Françoise Lonardoni, 2022
¹Giuseppe Penone - Germano Celant - éd Electa et Michel Durand-Dessert, 1989.
²François Cusset : French Theory, Foucault, Derrida, Deleuze & Cie et les mutations de la vie intellectuelle aux États-Unis – 2005 - éditions La Découverte.
³L’hiver de l’amour : une exposition conçue par Elein Fleiss, Dominique Gonzalez-Foerster, Bernard Joisten, Jean-Luc Vilmouth et Olivier Zahm. Les expositions French Kiss en 1990 à Genève, Il faut construire l’Hacienda en 1992 au CCC de Tours, Surface de réparation en 1994 au Consortium de Dijon, Traffic en 1996 au Capc de Bordeaux, ou encore Elysian Fields, en 2000 à Beaubourg sont citées comme des repères de cette nouvelle sensibilité par Olivier Zahm. « Des années 1990 à nos jours, l’avant-garde vit toujours » - Les Inrocks, 8 avril 2017, interview par Jean-Marie Durand.
⁴« L’espace et le lieu, matériaux de la sculpture » - Résidence de Igor Antic’, Valérie Crenleux, Daniel Firman, Laurent Pariente - Maison Albert Gleizes, Moly Sabata – Sablons (Rhône) 1997. Commissaire Françoise Lonardoni.
⁵Gaston Bachelard, La Terre et les Rêveries du repos.
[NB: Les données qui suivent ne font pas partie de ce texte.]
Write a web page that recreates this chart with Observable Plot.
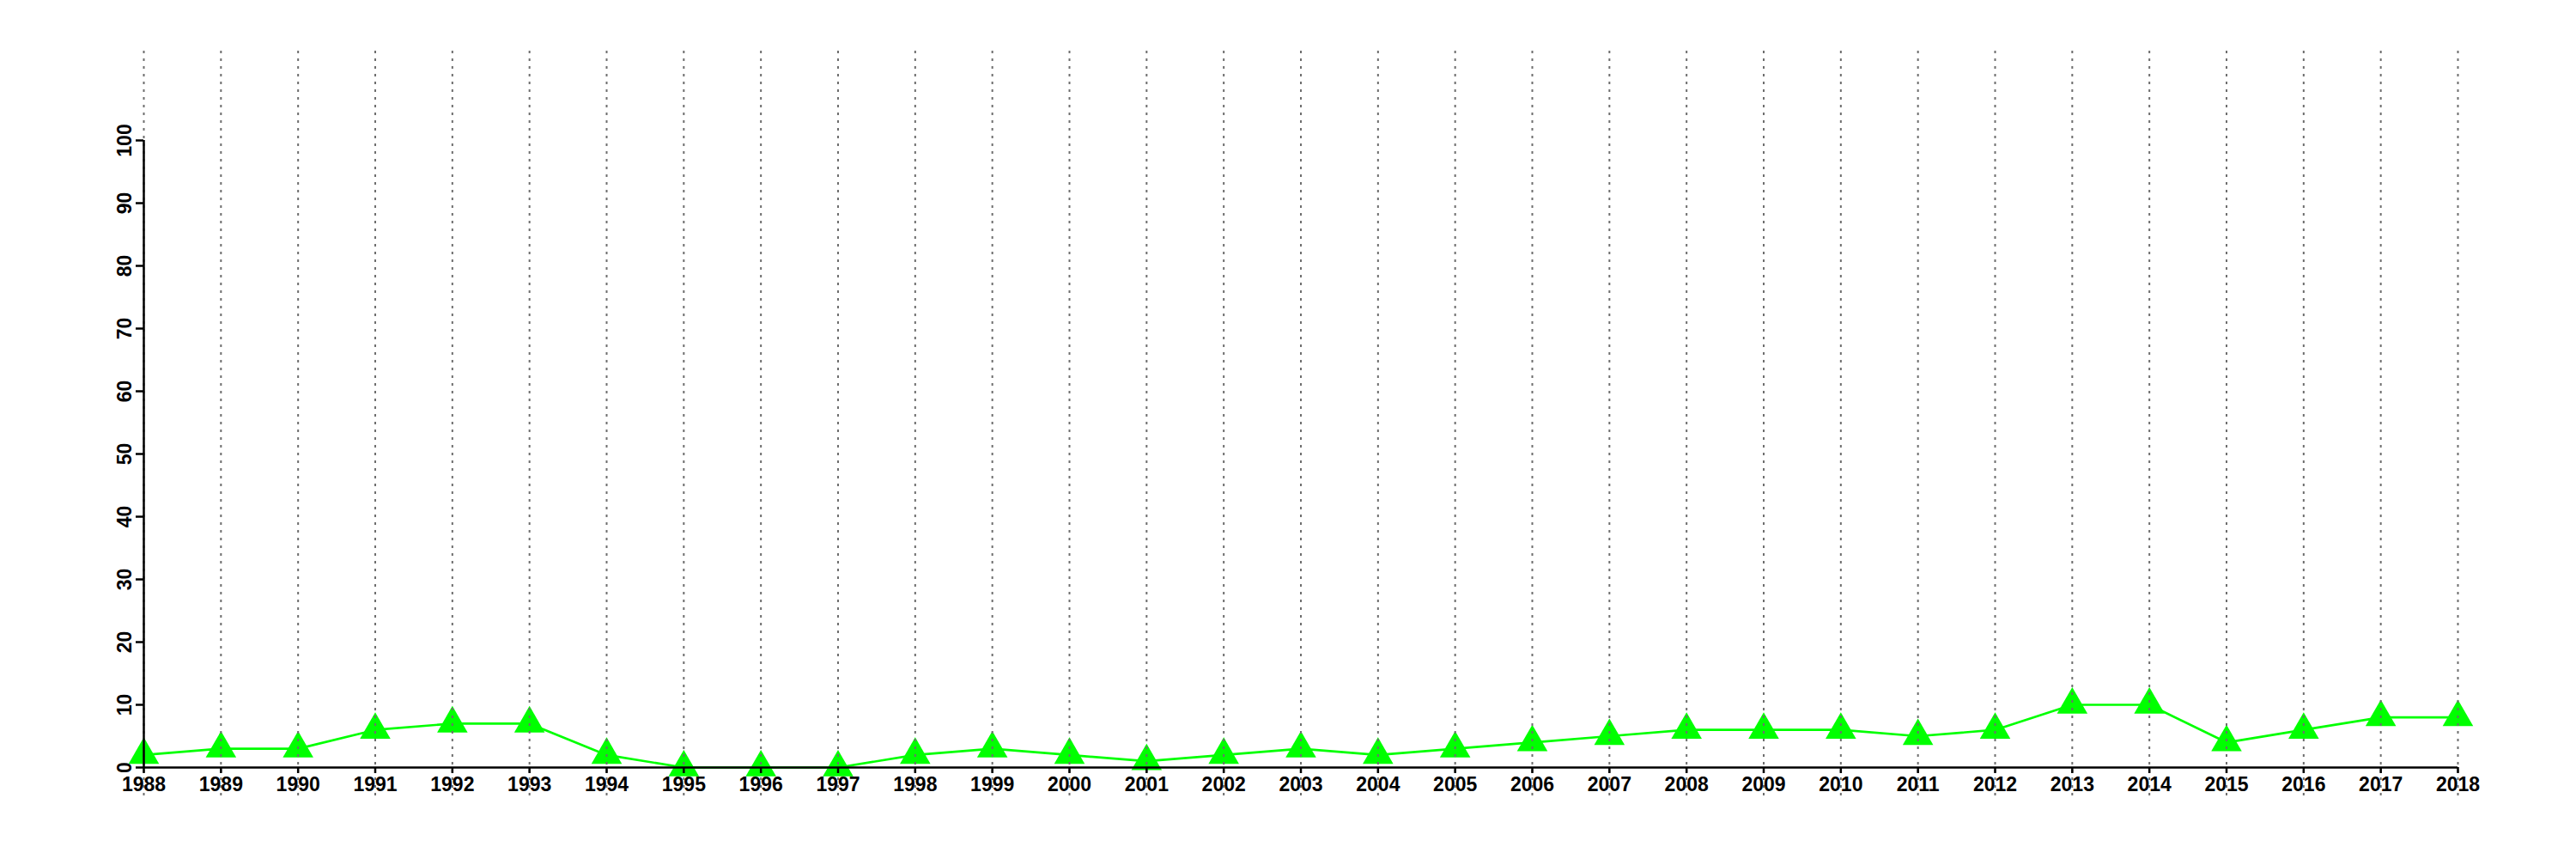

Paris, José Corti - 1948.
⁶Roger Caillois - Œuvres - Gallimard - 2008
⁷Jean Cassou. La matière en peinture – in Revue XXe siècle Nouvelle série - N° 5 (double) - La matière et le temps dans les arts plastiques. Juin 1955.
⁸Marina Abramovic - Traverser les murs - mémoires. Editions Fayard, 2017.
⁹François Guéry in : L’Archaïque et ses possibles - Architecture et Philosophie - éditions MétisPresses, sous la direction de Stéphane Bonzani, 2020.
¹⁰Texte réécrit d’après Francis Ponge : « Ramassons simplement une motte de terre » et extraits du livre de Guillaume Logé : Renaissance sauvage, l’art de l’Anthropocène. PUF, 2019
¹¹Hegel : Différence entre les systèmes philosophiques de Fichte et de Schelling. Lasson I,14.